I did not ask Teixeira about the fishbowl Tuesday, but I did ask him if the Yankees are pressing.

"It's natural sometimes," he said. "We all want it so bad, and sometimes you try too hard when you want it too bad. I don't want to speak for anybody, but I've been in plenty of situations during my career where if you have one or two bad games in a row you try even harder in the next one and it just doesn't happen for you. ...

"This is a game (where) sometimes it's better to play without caring and playing almost stupid. 'OK, forget the consequences, forget what's going on. I'm just going to go out there and try to have fun and whatever happens, happens.'"

Players press all over the world. It's not exclusive to New York. But I just don't think a player as gifted as A-Rod would struggle like this if he played in any other city.

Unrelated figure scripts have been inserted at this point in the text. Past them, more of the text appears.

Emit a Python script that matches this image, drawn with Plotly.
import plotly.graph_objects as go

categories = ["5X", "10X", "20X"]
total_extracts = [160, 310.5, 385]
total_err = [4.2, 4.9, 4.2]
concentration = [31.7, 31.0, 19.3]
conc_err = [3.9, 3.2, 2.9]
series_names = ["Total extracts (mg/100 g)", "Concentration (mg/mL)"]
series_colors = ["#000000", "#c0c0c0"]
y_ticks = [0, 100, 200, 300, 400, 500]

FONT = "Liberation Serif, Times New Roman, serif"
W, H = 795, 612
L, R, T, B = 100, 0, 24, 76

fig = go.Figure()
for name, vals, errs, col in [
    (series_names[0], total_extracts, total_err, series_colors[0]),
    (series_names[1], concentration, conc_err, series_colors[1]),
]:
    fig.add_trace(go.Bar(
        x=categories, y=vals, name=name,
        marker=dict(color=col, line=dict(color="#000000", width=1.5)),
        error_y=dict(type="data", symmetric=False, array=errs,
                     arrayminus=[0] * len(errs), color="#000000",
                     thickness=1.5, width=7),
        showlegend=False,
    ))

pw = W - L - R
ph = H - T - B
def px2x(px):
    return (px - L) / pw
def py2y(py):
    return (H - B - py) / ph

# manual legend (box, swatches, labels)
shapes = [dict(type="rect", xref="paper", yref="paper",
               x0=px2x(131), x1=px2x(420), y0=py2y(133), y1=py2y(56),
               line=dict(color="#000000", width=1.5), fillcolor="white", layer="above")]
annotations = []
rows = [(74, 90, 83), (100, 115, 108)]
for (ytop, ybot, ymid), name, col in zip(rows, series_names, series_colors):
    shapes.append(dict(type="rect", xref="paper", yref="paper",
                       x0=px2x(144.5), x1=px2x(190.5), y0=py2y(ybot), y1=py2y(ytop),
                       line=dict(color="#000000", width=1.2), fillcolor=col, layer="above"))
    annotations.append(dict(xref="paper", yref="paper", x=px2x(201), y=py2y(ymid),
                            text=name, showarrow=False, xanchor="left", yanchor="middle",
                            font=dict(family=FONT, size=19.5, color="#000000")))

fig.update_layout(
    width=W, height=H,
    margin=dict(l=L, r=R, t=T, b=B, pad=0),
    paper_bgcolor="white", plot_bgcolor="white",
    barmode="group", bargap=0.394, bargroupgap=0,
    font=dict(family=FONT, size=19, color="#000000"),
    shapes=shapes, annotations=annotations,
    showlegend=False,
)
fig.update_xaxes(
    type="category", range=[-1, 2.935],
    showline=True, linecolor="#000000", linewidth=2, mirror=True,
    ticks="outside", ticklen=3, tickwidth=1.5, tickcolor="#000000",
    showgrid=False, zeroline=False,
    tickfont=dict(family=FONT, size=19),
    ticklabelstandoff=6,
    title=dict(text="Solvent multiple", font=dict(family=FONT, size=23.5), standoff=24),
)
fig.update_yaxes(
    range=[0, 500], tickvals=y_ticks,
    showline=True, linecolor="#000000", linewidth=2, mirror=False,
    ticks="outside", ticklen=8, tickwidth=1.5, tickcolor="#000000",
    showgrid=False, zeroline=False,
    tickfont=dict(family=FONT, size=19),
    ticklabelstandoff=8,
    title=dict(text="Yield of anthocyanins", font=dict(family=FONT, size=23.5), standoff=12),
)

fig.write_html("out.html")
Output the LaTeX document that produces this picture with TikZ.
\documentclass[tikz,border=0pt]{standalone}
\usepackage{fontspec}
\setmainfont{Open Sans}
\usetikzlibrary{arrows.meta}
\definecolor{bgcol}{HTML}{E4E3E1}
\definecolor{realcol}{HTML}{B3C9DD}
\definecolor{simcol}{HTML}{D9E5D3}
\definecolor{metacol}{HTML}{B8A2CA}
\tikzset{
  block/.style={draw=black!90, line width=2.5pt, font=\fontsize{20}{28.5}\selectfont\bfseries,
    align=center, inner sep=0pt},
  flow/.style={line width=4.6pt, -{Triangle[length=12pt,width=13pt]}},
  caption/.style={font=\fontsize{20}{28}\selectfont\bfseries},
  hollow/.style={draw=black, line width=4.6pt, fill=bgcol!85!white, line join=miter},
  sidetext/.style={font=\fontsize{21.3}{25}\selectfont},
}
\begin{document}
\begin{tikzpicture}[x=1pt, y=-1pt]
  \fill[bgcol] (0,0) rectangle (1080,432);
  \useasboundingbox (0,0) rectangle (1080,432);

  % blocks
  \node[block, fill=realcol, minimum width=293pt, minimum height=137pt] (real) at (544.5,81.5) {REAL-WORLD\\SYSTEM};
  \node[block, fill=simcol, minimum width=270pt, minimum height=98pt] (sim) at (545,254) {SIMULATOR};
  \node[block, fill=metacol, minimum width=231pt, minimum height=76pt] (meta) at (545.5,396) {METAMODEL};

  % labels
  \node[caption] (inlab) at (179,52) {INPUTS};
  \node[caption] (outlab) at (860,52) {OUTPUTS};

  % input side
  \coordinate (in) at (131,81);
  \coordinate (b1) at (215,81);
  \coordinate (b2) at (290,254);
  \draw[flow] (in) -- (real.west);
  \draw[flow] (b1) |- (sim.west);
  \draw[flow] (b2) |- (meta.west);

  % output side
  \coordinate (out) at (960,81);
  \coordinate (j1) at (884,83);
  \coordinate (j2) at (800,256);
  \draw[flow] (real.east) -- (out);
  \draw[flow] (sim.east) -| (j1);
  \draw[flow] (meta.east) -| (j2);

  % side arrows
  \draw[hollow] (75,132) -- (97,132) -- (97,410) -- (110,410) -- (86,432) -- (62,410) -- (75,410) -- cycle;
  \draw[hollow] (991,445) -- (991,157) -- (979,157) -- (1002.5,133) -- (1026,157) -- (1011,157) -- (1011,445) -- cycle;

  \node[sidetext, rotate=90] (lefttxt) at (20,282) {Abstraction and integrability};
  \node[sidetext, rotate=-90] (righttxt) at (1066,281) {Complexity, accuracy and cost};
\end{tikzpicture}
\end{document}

A-Rod isn't the player he used to be. We all know that. But he is better than he has played in this postseason. He is fighting an expectation he can't meet, and the results have been disastrous. I completely understand Girardi benching him. But would any other team bench a guy with that kind of track record when he was healthy? I doubt it.

The pressure ratchets up one degree at a time, and a hard job becomes impossible. Again, that's not the only reason the Yankees are losing -- the Tigers are rolling right now. But it helps explain why the Yankees suddenly can't hit. And now that they know it ... well, what the heck can they do?

"It's tough to work on things in the playoffs," Teixeira said, and let me be clear that he was answering a specific question, not complaining. "During the regular season, as a hitter or as a pitcher, you can say, 'I'm going to go out there and do this tonight. And if it doesn't work out, I'm building for tomorrow, building for the next month. There is no building for tomorrow, no building for the next month."

There is no building at all right now -- just a slow and almost complete disintegration. Maybe the Yankees can turn it around. I just don't know how.